In mathematics, a Seifert surface is one where the boundary is given a knot or link. We expanded this notion of continuous surface in the vertical dimension. The result is a fluid vertical extrusion of doubly-curved surfaces drawing a continuous revolution in 3D space.
The modular nature of the structure allows ease of installation. The installation is a self-supporting structure comprising a CNC bent aluminium frame and a stretching membrane (lycra) that facilitate transportation and construction. The parametric design strategy developed during the design process allowed us to form-find the correct geometry while, in turn, extracting all the relevant data to efficiently fabricate and assemble the structure. This process not only provided a simple, cost-effective solution, but allowed us to make the best use of form and matter and produce remarkable spatial effects.
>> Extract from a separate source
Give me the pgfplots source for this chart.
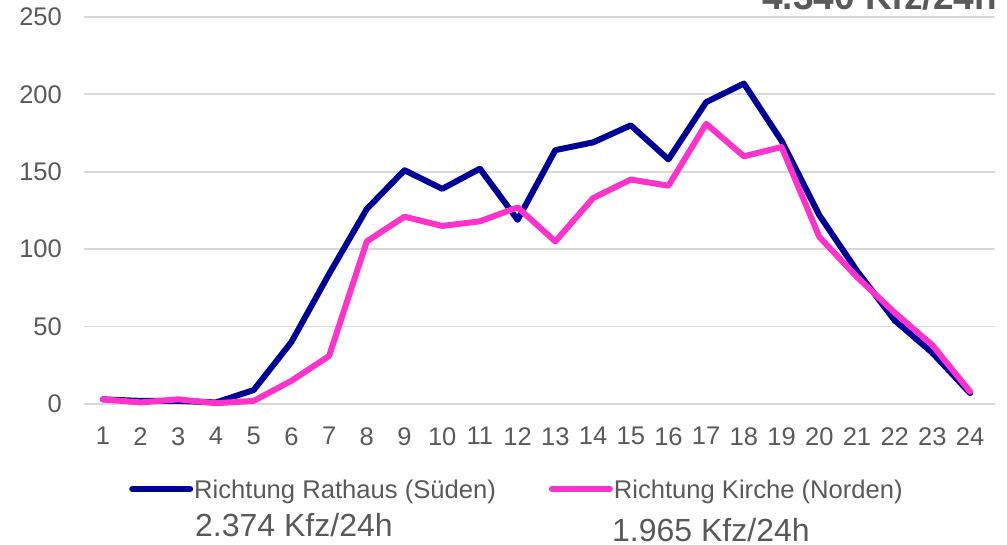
\documentclass[border=0pt]{standalone}
\usepackage{fontspec}
\setmainfont{Liberation Sans}
\usepackage{pgfplots}
\pgfplotsset{compat=1.18}
\definecolor{navyline}{RGB}{0,0,150}
\definecolor{pinkline}{RGB}{255,51,204}
\definecolor{gridgrey}{RGB}{217,217,217}
\definecolor{txtgrey}{RGB}{89,89,89}
\begin{document}
\begin{tikzpicture}
\begin{axis}[
  scale only axis,
  width=911pt, height=387pt,
  at={(0pt,0pt)}, anchor=south west,
  xmin=0.5, xmax=24.66, ymin=0, ymax=250,
  xtick={1,...,24}, ytick={0,50,...,250},
  ymajorgrids, major grid style={draw=gridgrey, line width=1.8pt},
  axis line style={draw=none}, major tick length=0pt,
  clip=false,
  /pgf/number format/assume math mode=true,
  tick label style={font=\fontsize{25.5}{30}\selectfont, text=txtgrey, inner sep=0pt},
  yticklabel style={anchor=east, xshift=-22pt},
  xticklabel style={anchor=north, yshift=-23pt},
  legend columns=2,
  legend style={draw=none, fill=none, inner sep=0pt,
    at={(0.0494,-0.222)}, anchor=west,
    font=\fontsize{25.6}{31}\selectfont, text=txtgrey,
    nodes={inner sep=0pt},
    /tikz/every odd column/.append style={column sep=1pt},
    /tikz/every even column/.append style={column sep=53pt}},
  legend image code/.code={\draw[#1] (0pt,1pt) -- (58pt,1pt);},
]
\addplot[navyline, line width=6pt, line join=round, line cap=round] coordinates {
(1,3) (2,2) (3,2) (4,1) (5,9) (6,40) (7,84) (8,126) (9,151) (10,139) (11,152) (12,119)
(13,164) (14,169) (15,180) (16,158) (17,195) (18,207) (19,170) (20,122) (21,86) (22,54) (23,33) (24,7)};
\addlegendentry{Richtung Rathaus (Süden)}
\addplot[pinkline, line width=6pt, line join=round, line cap=round] coordinates {
(1,3) (2,1) (3,3) (4,0.5) (5,2) (6,15) (7,31) (8,105) (9,121) (10,115) (11,118) (12,127)
(13,105) (14,133) (15,145) (16,141) (17,181) (18,160) (19,166) (20,108) (21,82) (22,59) (23,38) (24,8)};
\addlegendentry{Richtung Kirche (Norden)}
\end{axis}
\node[anchor=base west, inner sep=0pt, font=\fontsize{32}{38}\selectfont, text=txtgrey] at (111pt,-133pt) {2.374 Kfz/24h};
\node[anchor=base west, inner sep=0pt, font=\fontsize{32}{38}\selectfont, text=txtgrey] at (528pt,-138pt) {1.965 Kfz/24h};
\node[anchor=base east, inner sep=0pt, font=\fontsize{37}{44}\selectfont\bfseries, text=txtgrey] at (913pt,394.5pt) {4.340 Kfz/24h};
\pgfresetboundingbox
\useasboundingbox (-84pt,-141pt) rectangle (923pt,404pt);
\end{tikzpicture}
\end{document}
The concave and convex geometry of the fabric produces multiple visual plays. The movement of the user, at different levels, reveals the complex nature of the installation displaying its ever-changing spatial and visual complexity.
MINIMA provides a unique spatial solution redefining the integral relationship between form, matter, structure and manufacturing process; the project interprets the future of the built environment as the systemic integration of multiple design parameter within an open-ended, light-weight built form.